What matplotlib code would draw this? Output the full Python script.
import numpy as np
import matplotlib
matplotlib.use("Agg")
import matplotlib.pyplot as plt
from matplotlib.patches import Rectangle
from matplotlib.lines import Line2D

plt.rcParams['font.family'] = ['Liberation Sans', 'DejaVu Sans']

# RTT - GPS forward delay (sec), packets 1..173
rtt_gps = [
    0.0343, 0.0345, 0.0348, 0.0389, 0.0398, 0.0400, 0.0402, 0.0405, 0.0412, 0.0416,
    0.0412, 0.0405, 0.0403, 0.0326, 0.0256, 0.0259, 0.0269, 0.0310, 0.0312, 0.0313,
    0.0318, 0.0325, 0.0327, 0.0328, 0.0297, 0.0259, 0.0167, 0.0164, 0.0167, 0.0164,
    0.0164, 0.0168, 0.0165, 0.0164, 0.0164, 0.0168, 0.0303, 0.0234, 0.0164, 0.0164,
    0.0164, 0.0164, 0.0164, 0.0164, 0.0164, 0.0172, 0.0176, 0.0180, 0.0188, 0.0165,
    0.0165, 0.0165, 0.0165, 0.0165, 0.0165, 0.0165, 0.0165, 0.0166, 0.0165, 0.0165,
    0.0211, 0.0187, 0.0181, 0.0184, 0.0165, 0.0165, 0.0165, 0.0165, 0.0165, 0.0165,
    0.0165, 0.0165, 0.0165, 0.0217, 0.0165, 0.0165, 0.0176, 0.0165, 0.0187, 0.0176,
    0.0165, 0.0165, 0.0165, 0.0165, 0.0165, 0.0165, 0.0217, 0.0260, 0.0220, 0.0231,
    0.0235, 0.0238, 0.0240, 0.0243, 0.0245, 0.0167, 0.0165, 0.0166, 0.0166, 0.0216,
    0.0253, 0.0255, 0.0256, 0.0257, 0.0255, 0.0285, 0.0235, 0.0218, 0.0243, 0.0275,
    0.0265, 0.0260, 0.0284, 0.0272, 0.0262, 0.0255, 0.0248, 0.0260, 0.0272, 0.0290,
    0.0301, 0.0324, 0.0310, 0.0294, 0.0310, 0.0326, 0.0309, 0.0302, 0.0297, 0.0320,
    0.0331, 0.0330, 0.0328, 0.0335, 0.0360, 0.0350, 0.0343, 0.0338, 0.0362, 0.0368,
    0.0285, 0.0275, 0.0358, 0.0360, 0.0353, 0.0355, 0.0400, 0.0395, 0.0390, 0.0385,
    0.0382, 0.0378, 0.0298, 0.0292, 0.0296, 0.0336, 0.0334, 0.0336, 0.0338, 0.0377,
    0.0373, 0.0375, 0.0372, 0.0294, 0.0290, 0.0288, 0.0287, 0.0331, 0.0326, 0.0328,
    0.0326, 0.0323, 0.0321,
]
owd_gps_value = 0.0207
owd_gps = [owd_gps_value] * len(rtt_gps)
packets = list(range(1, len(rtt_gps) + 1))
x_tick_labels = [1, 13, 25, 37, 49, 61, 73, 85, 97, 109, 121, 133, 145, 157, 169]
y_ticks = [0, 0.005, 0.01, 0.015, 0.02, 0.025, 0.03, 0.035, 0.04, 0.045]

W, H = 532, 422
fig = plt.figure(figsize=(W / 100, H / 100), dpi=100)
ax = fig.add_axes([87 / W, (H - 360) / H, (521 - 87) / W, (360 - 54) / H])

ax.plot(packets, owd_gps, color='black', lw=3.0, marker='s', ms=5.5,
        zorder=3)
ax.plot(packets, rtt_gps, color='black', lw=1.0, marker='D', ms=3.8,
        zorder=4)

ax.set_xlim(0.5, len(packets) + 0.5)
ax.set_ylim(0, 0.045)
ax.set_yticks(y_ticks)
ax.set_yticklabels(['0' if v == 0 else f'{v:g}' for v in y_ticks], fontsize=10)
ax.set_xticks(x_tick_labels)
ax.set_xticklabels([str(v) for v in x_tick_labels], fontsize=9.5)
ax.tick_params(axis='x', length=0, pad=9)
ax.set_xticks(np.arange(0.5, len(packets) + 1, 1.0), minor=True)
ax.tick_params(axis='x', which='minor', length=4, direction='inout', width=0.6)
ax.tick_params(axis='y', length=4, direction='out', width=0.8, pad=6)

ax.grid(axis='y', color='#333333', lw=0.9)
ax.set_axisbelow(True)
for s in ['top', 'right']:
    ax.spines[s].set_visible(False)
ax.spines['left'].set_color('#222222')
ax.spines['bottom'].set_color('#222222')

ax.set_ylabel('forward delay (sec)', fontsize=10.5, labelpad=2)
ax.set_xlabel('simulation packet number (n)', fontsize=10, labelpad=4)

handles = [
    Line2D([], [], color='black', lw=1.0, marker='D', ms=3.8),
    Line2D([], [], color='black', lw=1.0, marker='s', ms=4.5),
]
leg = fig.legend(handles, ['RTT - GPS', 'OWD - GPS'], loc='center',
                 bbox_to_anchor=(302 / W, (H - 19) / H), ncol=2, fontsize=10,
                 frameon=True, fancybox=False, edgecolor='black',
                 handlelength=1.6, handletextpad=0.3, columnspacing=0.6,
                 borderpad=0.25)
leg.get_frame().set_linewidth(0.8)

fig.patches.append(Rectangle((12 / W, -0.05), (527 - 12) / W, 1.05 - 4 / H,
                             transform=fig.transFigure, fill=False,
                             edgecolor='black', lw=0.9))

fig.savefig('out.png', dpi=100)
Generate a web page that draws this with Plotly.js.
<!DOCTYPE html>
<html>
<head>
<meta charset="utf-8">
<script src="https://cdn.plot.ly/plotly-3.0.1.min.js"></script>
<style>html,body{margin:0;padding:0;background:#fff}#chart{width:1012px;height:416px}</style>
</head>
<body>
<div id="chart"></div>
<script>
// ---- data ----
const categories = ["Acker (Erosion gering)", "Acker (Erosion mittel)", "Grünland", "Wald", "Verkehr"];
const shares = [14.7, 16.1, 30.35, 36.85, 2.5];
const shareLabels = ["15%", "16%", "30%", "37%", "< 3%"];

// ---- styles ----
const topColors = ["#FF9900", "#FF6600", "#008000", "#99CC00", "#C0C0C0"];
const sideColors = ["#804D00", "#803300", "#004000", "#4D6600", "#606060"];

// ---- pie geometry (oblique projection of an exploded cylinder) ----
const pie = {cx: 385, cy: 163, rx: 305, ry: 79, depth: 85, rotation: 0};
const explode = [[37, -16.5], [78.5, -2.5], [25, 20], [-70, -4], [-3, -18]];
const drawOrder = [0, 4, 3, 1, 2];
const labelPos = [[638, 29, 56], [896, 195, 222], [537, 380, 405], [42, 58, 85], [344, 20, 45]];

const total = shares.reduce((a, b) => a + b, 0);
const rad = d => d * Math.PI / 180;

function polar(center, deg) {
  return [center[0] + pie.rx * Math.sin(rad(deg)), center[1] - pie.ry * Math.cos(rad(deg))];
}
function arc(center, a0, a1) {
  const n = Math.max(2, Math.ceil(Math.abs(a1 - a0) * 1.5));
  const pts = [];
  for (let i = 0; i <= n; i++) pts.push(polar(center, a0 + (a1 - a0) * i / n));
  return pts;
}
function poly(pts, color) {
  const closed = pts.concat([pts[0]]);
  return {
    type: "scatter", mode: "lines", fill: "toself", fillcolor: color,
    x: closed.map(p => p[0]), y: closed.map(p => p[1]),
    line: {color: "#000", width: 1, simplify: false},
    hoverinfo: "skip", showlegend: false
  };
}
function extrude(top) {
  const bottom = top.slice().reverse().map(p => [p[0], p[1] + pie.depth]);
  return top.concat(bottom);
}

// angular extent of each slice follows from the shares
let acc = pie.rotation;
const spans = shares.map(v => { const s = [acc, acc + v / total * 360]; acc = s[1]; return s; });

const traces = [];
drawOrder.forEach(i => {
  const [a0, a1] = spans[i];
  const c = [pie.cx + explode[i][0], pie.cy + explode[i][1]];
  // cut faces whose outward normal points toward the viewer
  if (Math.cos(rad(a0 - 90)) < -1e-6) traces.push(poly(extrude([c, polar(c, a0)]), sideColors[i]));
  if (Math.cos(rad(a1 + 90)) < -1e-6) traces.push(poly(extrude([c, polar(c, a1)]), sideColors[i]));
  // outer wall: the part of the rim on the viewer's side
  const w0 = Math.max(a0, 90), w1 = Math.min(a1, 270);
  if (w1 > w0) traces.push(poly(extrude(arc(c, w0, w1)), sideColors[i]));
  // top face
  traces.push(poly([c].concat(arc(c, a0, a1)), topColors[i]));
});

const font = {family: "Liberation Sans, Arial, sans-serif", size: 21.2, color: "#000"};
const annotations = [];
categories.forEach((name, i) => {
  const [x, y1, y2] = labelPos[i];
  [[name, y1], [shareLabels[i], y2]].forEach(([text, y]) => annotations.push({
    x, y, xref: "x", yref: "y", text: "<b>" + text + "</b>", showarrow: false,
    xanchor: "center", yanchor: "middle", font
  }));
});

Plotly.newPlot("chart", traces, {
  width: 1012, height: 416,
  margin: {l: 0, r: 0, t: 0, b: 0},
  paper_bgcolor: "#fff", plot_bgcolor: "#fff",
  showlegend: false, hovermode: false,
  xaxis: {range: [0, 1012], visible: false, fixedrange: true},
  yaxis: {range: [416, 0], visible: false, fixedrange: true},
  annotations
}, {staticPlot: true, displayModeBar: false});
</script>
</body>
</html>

Short task: Your task is to quote the lines above, beginning with the first and ending with the one that holds "from matplotlib.lines import Line2D".

Solution to this problem:
What matplotlib code would draw this? Output the full Python script.
import numpy as np
import matplotlib
matplotlib.use("Agg")
import matplotlib.pyplot as plt
from matplotlib.patches import Rectangle
from matplotlib.lines import Line2D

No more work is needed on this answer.